## Data lines:
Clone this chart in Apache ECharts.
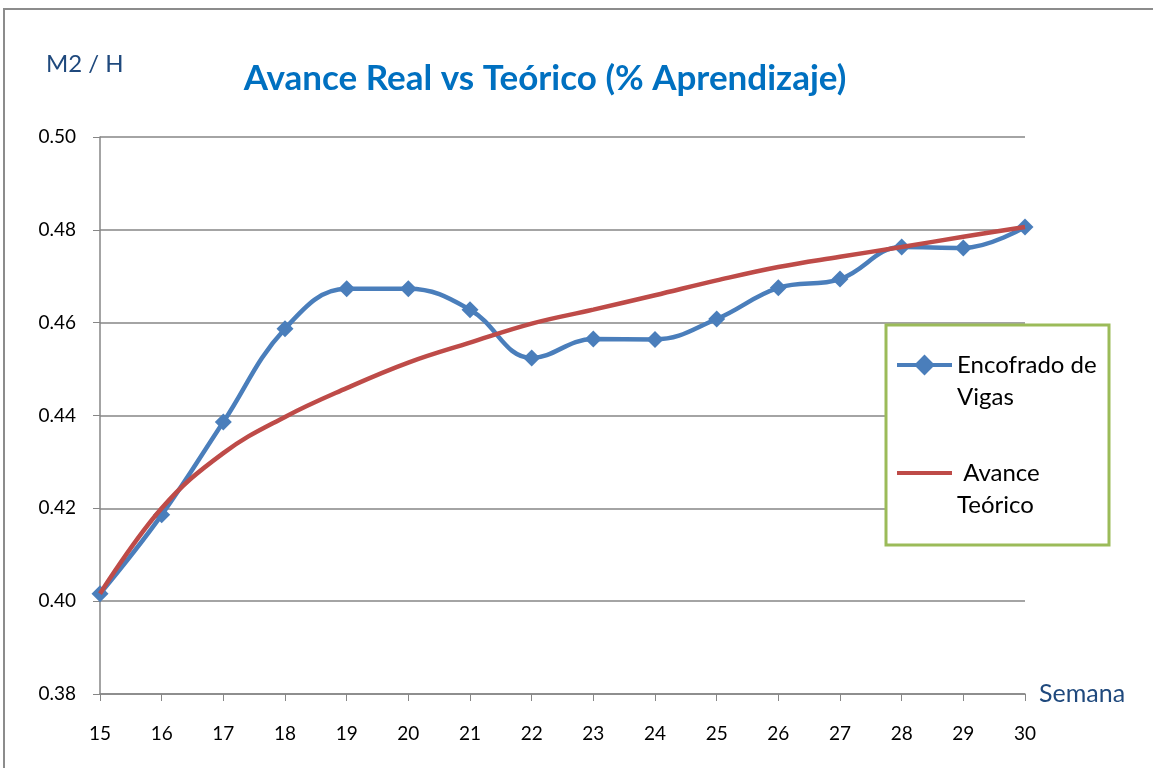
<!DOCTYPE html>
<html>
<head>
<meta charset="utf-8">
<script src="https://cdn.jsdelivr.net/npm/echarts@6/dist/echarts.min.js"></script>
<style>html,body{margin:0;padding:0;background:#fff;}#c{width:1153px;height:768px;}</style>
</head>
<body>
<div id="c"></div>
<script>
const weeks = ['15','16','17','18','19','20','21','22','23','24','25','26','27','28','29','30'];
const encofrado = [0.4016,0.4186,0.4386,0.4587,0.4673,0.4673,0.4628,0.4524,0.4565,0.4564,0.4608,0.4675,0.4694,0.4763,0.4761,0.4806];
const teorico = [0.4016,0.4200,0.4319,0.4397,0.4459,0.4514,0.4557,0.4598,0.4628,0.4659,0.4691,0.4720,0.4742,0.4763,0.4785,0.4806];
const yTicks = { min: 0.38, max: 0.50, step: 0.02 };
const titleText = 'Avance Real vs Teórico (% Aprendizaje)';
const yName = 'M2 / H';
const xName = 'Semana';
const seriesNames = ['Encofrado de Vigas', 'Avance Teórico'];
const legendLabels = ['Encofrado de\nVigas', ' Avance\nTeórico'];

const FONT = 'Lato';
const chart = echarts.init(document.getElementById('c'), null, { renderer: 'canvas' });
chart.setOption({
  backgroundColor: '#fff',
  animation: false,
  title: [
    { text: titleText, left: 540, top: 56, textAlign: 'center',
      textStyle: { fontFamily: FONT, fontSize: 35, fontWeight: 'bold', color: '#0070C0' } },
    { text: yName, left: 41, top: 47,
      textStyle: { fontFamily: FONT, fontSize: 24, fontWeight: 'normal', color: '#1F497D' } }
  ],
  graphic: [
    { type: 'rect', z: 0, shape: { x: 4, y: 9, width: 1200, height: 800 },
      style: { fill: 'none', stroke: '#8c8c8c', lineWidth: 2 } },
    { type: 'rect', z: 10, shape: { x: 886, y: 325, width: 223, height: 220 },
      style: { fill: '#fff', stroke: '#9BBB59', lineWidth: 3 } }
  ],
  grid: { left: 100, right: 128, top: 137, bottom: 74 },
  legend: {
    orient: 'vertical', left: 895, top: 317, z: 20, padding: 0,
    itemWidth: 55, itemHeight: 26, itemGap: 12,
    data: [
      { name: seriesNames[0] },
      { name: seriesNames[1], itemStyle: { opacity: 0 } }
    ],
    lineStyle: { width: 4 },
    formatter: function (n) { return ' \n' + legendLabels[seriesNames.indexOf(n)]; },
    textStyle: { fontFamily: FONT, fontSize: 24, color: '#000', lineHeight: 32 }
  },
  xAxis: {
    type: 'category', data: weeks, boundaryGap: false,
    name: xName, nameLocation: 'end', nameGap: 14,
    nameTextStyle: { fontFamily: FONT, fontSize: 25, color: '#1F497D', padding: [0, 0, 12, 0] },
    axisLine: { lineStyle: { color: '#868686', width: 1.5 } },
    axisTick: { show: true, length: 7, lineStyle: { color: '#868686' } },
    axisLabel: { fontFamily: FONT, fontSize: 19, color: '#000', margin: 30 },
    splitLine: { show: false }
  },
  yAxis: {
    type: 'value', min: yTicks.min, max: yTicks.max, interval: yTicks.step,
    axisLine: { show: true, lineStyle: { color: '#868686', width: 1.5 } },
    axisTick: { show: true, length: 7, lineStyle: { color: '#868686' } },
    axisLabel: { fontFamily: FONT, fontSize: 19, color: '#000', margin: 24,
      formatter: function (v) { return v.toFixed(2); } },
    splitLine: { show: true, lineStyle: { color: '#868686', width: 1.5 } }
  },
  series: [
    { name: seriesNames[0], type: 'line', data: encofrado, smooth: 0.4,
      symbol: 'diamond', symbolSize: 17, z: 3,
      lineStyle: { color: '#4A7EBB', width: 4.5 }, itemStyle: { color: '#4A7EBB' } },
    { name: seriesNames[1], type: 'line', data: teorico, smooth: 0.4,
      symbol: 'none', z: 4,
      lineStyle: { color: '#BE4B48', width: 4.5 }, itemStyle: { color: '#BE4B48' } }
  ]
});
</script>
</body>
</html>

## Exercise:
Quote all the lines above exactly as given. Do not include the pictures.

## Result of this exercise:
Clone this chart in Apache ECharts.
<!DOCTYPE html>
<html>
<head>
<meta charset="utf-8">
<script src="https://cdn.jsdelivr.net/npm/echarts@6/dist/echarts.min.js"></script>
<style>html,body{margin:0;padding:0;background:#fff;}#c{width:1153px;height:768px;}</style>
</head>
<body>
<div id="c"></div>
<script>
const weeks = ['15','16','17','18','19','20','21','22','23','24','25','26','27','28','29','30'];
const encofrado = [0.4016,0.4186,0.4386,0.4587,0.4673,0.4673,0.4628,0.4524,0.4565,0.4564,0.4608,0.4675,0.4694,0.4763,0.4761,0.4806];
const teorico = [0.4016,0.4200,0.4319,0.4397,0.4459,0.4514,0.4557,0.4598,0.4628,0.4659,0.4691,0.4720,0.4742,0.4763,0.4785,0.4806];
const yTicks = { min: 0.38, max: 0.50, step: 0.02 };
const titleText = 'Avance Real vs Teórico (% Aprendizaje)';
const yName = 'M2 / H';
const xName = 'Semana';
const seriesNames = ['Encofrado de Vigas', 'Avance Teórico'];
const legendLabels = ['Encofrado de\nVigas', ' Avance\nTeórico'];

const FONT = 'Lato';
const chart = echarts.init(document.getElementById('c'), null, { renderer: 'canvas' });
chart.setOption({
  backgroundColor: '#fff',
  animation: false,
  title: [
    { text: titleText, left: 540, top: 56, textAlign: 'center',
      textStyle: { fontFamily: FONT, fontSize: 35, fontWeight: 'bold', color: '#0070C0' } },
    { text: yName, left: 41, top: 47,
      textStyle: { fontFamily: FONT, fontSize: 24, fontWeight: 'normal', color: '#1F497D' } }
  ],
  graphic: [
    { type: 'rect', z: 0, shape: { x: 4, y: 9, width: 1200, height: 800 },
      style: { fill: 'none', stroke: '#8c8c8c', lineWidth: 2 } },
    { type: 'rect', z: 10, shape: { x: 886, y: 325, width: 223, height: 220 },
      style: { fill: '#fff', stroke: '#9BBB59', lineWidth: 3 } }
  ],
  grid: { left: 100, right: 128, top: 137, bottom: 74 },
  legend: {
    orient: 'vertical', left: 895, top: 317, z: 20, padding: 0,
    itemWidth: 55, itemHeight: 26, itemGap: 12,
    data: [
      { name: seriesNames[0] },
      { name: seriesNames[1], itemStyle: { opacity: 0 } }
    ],
    lineStyle: { width: 4 },
    formatter: function (n) { return ' \n' + legendLabels[seriesNames.indexOf(n)]; },
    textStyle: { fontFamily: FONT, fontSize: 24, color: '#000', lineHeight: 32 }
  },
  xAxis: {
    type: 'category', data: weeks, boundaryGap: false,
    name: xName, nameLocation: 'end', nameGap: 14,
    nameTextStyle: { fontFamily: FONT, fontSize: 25, color: '#1F497D', padding: [0, 0, 12, 0] },
    axisLine: { lineStyle: { color: '#868686', width: 1.5 } },
    axisTick: { show: true, length: 7, lineStyle: { color: '#868686' } },
    axisLabel: { fontFamily: FONT, fontSize: 19, color: '#000', margin: 30 },
    splitLine: { show: false }
  },
  yAxis: {
    type: 'value', min: yTicks.min, max: yTicks.max, interval: yTicks.step,
    axisLine: { show: true, lineStyle: { color: '#868686', width: 1.5 } },
    axisTick: { show: true, length: 7, lineStyle: { color: '#868686' } },
    axisLabel: { fontFamily: FONT, fontSize: 19, color: '#000', margin: 24,
      formatter: function (v) { return v.toFixed(2); } },
    splitLine: { show: true, lineStyle: { color: '#868686', width: 1.5 } }
  },
  series: [
    { name: seriesNames[0], type: 'line', data: encofrado, smooth: 0.4,
      symbol: 'diamond', symbolSize: 17, z: 3,
      lineStyle: { color: '#4A7EBB', width: 4.5 }, itemStyle: { color: '#4A7EBB' } },
    { name: seriesNames[1], type: 'line', data: teorico, smooth: 0.4,
      symbol: 'none', z: 4,
      lineStyle: { color: '#BE4B48', width: 4.5 }, itemStyle: { color: '#BE4B48' } }
  ]
});
</script>
</body>
</html>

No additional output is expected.